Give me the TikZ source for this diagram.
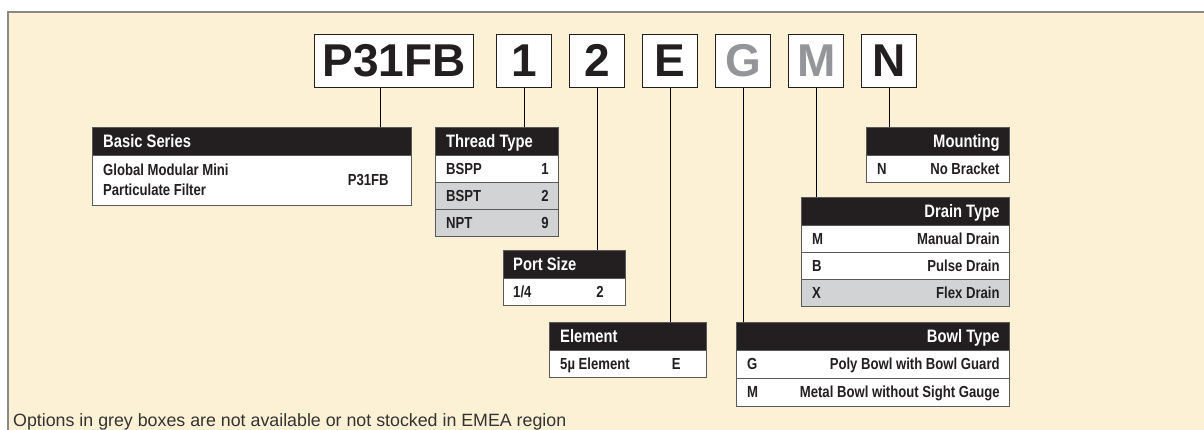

=====

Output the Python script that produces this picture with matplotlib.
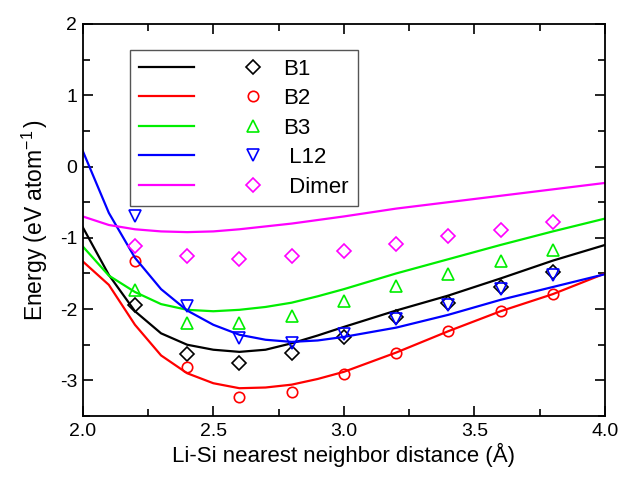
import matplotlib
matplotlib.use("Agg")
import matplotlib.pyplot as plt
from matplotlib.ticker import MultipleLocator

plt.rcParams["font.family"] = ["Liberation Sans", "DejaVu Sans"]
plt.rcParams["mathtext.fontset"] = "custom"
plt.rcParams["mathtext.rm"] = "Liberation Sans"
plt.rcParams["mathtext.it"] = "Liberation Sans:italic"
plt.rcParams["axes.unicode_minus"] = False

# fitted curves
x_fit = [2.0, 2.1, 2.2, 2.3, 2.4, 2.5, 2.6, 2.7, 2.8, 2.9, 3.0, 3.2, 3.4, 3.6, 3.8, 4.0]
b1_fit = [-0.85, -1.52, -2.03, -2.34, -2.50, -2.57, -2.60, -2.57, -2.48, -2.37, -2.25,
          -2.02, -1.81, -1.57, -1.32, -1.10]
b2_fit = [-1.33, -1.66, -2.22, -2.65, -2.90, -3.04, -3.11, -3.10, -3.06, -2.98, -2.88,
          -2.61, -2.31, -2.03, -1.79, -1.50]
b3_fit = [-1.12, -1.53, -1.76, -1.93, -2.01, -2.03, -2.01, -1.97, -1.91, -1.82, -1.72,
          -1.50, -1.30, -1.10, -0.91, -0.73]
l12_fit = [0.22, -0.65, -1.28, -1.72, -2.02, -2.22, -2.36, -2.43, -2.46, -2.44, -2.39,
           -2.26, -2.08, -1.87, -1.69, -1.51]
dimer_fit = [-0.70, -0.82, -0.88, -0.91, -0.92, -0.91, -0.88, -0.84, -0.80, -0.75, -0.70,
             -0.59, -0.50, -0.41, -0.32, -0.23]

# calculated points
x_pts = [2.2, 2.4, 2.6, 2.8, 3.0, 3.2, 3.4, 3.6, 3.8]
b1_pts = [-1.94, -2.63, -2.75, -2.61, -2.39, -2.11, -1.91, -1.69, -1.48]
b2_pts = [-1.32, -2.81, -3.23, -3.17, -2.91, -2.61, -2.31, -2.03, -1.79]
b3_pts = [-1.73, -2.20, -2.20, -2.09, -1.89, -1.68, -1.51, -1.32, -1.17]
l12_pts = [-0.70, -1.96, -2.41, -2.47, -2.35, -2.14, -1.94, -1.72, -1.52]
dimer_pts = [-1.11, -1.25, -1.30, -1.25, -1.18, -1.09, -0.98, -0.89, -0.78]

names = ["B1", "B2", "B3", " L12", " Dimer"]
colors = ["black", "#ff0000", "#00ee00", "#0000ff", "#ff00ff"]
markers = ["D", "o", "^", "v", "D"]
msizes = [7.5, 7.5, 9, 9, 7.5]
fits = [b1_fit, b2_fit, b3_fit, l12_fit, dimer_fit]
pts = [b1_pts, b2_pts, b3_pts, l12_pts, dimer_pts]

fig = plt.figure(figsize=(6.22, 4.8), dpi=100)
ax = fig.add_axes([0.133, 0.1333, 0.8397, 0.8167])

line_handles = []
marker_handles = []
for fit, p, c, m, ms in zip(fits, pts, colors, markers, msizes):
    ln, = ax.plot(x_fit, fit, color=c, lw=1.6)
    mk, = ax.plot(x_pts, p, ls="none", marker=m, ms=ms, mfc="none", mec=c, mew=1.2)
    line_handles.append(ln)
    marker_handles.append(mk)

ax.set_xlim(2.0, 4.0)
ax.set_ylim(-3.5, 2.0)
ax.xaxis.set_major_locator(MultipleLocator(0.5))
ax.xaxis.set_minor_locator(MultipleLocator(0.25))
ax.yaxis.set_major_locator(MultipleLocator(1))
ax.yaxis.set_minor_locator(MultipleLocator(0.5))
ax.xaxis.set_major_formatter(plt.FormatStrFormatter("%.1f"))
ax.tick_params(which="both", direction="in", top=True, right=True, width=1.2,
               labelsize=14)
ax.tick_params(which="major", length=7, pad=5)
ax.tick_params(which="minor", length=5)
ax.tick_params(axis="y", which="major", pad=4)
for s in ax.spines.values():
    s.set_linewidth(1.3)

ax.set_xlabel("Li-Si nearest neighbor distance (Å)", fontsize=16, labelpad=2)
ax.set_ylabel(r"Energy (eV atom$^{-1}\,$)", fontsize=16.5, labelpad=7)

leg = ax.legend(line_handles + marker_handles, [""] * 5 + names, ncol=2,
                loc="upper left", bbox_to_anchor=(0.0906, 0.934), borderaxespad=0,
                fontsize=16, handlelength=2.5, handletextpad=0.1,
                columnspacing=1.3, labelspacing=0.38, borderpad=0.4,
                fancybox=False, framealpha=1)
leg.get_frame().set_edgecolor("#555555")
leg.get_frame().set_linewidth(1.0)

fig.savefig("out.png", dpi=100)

=====

Repeat exactly, and only, the entries from the line with "Output the Python" through the line with "from matplotlib.ticker import MultipleLocator". Pictures are skipped.

• **TASK RESPONSE**
Output the Python script that produces this picture with matplotlib.
import matplotlib
matplotlib.use("Agg")
import matplotlib.pyplot as plt
from matplotlib.ticker import MultipleLocator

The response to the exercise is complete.